We are all, of course, keeping New Zealand in our thoughts and prayers and hoping that you can recover as soon as possible...

Although I was not in this town when it happened, I later taught students who were involved in a school shooting at a local middle school.  (The shooting was back in the early '90s.)  I think that episode was traumatic in some of the same ways an earthquake would be.

In the case of the shooting, the main way that students moved forward was by trying to understand the possible reasons for what happened to them.  I suppose that this is not so relevant to a natural phenomenon, though.

Another thing that was more relevant was that the students learned the importance of pulling together and helping one another in times of trouble.  Perhaps that could be a focus for you.  You could look at ways to help those most affected by the quake and use that process to teach about how life goes on even after traumatic experiences and that one way to heal is to band together and help one another.
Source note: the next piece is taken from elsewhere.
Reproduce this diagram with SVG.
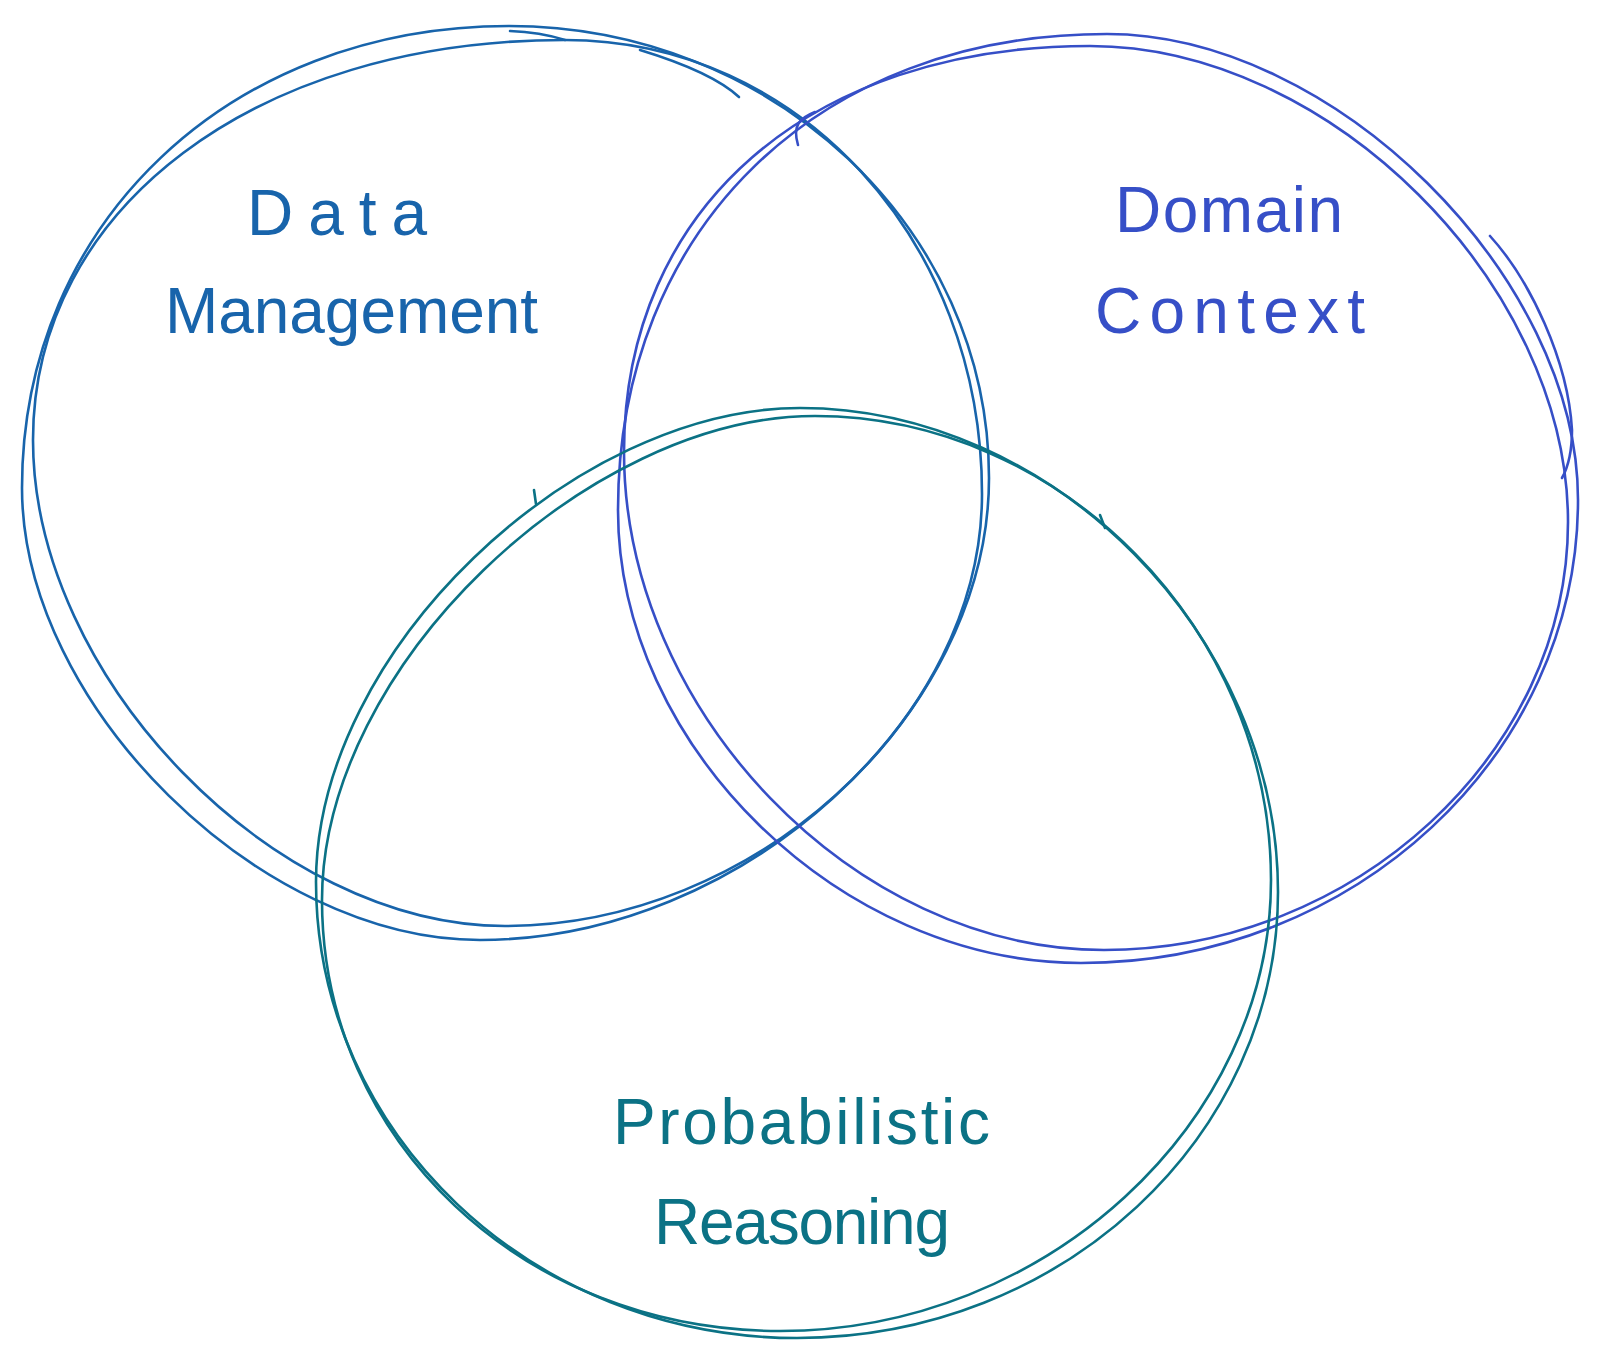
<svg xmlns="http://www.w3.org/2000/svg" width="1603" height="1367" viewBox="0 0 1603 1367">
<style>
.s{fill:none;stroke-width:2.6;stroke-linecap:round;stroke-linejoin:round}
.dm{stroke:#1864ab}
.dc{stroke:#364fc7}
.pr{stroke:#0b7285}
.t{font-family:"Liberation Sans",Arial,sans-serif;font-size:64px}
</style>
<rect width="1603" height="1367" fill="#ffffff"/>
<g id="data-management">
<path class="s dm" d="M 509 26 C 773 26 989 229 989 478 C 989 716 742 940 480 940 C 260 940 22 705 22 488 C 22 223 230 26 509 26"/>
<path class="s dm" d="M 565 40 C 799 40 982 240 982 494 C 982 719 753 926 505 926 C 274 926 33 678 33 440 C 33 208 256 40 565 40"/>
<path class="s dm" d="M 510 31 Q 540 32 565 40"/>
<path class="s dm" d="M 640 50 Q 712 72 739 97"/>
<text class="t" fill="#1864ab" x="247" y="235" textLength="180" lengthAdjust="spacing">Data</text>
<text class="t" fill="#1864ab" x="165" y="333" textLength="373" lengthAdjust="spacing">Management</text>
</g>
<g id="domain-context">
<path class="s dc" d="M 1107 34 C 1333 34 1578 276 1578 500 C 1578 755 1354 963 1081 963 C 840 963 618 746 618 510 C 618 229 818 34 1107 34"/>
<path class="s dc" d="M 1090 46 C 1329 46 1568 284 1568 522 C 1568 753 1355 950 1104 950 C 854 950 624 711 624 452 C 624 208 810 46 1090 46"/>
<path class="s dc" d="M 1490 236 C 1530 280 1568 360 1572 430 Q 1572 460 1562 478"/>
<path class="s dc" d="M 815 112 C 800 118 792 125 798 145"/>
<text class="t" fill="#364fc7" x="1115" y="232" textLength="228" lengthAdjust="spacing">Domain</text>
<text class="t" fill="#364fc7" x="1095" y="333" textLength="270" lengthAdjust="spacing">Context</text>
</g>
<g id="probabilistic-reasoning">
<path class="s pr" d="M 800 408 C 1053 408 1278 635 1278 892 C 1278 1137 1062 1338 797 1338 C 532 1338 316 1133 316 882 C 316 650 575 408 800 408"/>
<path class="s pr" d="M 815 416 C 1061 416 1271 629 1271 880 C 1271 1124 1045 1331 780 1331 C 524 1331 322 1141 322 900 C 322 666 588 416 815 416"/>
<path class="s pr" d="M 534 490 L 536 504"/>
<path class="s pr" d="M 1100 515 L 1105 528"/>
<text class="t" fill="#0b7285" x="613" y="1144" textLength="377" lengthAdjust="spacing">Probabilistic</text>
<text class="t" fill="#0b7285" x="654" y="1244" textLength="296" lengthAdjust="spacing">Reasoning</text>
</g>
<g id="connectors"></g>
</svg>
Again, best of luck to all of you in New Zealand.

litteacher8 eNotes educator| Certified Educator

First of all, I feel for your students.  As an English teacher, you have an opportunity to help your students express their feelings and emotions in positive and helpful ways.  For example, your students can write poetry of loss or sadness.  They can also write letters of encouragement or condolence to people who have lost someone or something.  These small actions will help them to move on.

lmetcalf eNotes educator| Certified Educator

While I agree with above posts about the importance of the student's feeling like they can talk about what has happened, I think many of them may actually be craving some semblance of normalcy.  An event like this is scary, in part, because it was so unexpected.  Students know what to expect in school, and I think that can be a good distraction, even if for only a little part of each day.

accessteacher eNotes educator| Certified Educator

Let me start by conveying my sympathy and thoughts and prayers for you at this time. Just to add to #4, you might benefit from trying to incorportate such opportunities to think through this issue into your teaching. Maybe you could set reflective journals based on their reactions to natural disasters, perhaps looking at literary examples to stimulate some responses? Might help...

amy-lepore eNotes educator| Certified Educator

Such a terrible tragedy!  I am so sorry for your loss.  Of course, students will need to be heard.  That is the one thing I can say...make sure there are plenty of counselors, members of the clergy, other teachers there to hear what the kids have to say and allow them to express themselves.  That is the first step in healing.

linda-allen eNotes educator| Certified Educator

The two previous posts are excellent, and the only thing I would add is that you need to just let them talk. Be available to listen to their fears and concerns, and encourage them to talk to one another. My thoughts and prayers are with you as you deal with this terrible tragedy.

kiwi eNotes educator| Certified Educator

I am sincerely grateful for all of your wise and thoughtful advice. Thank you all for your kind words and helpful steps for us.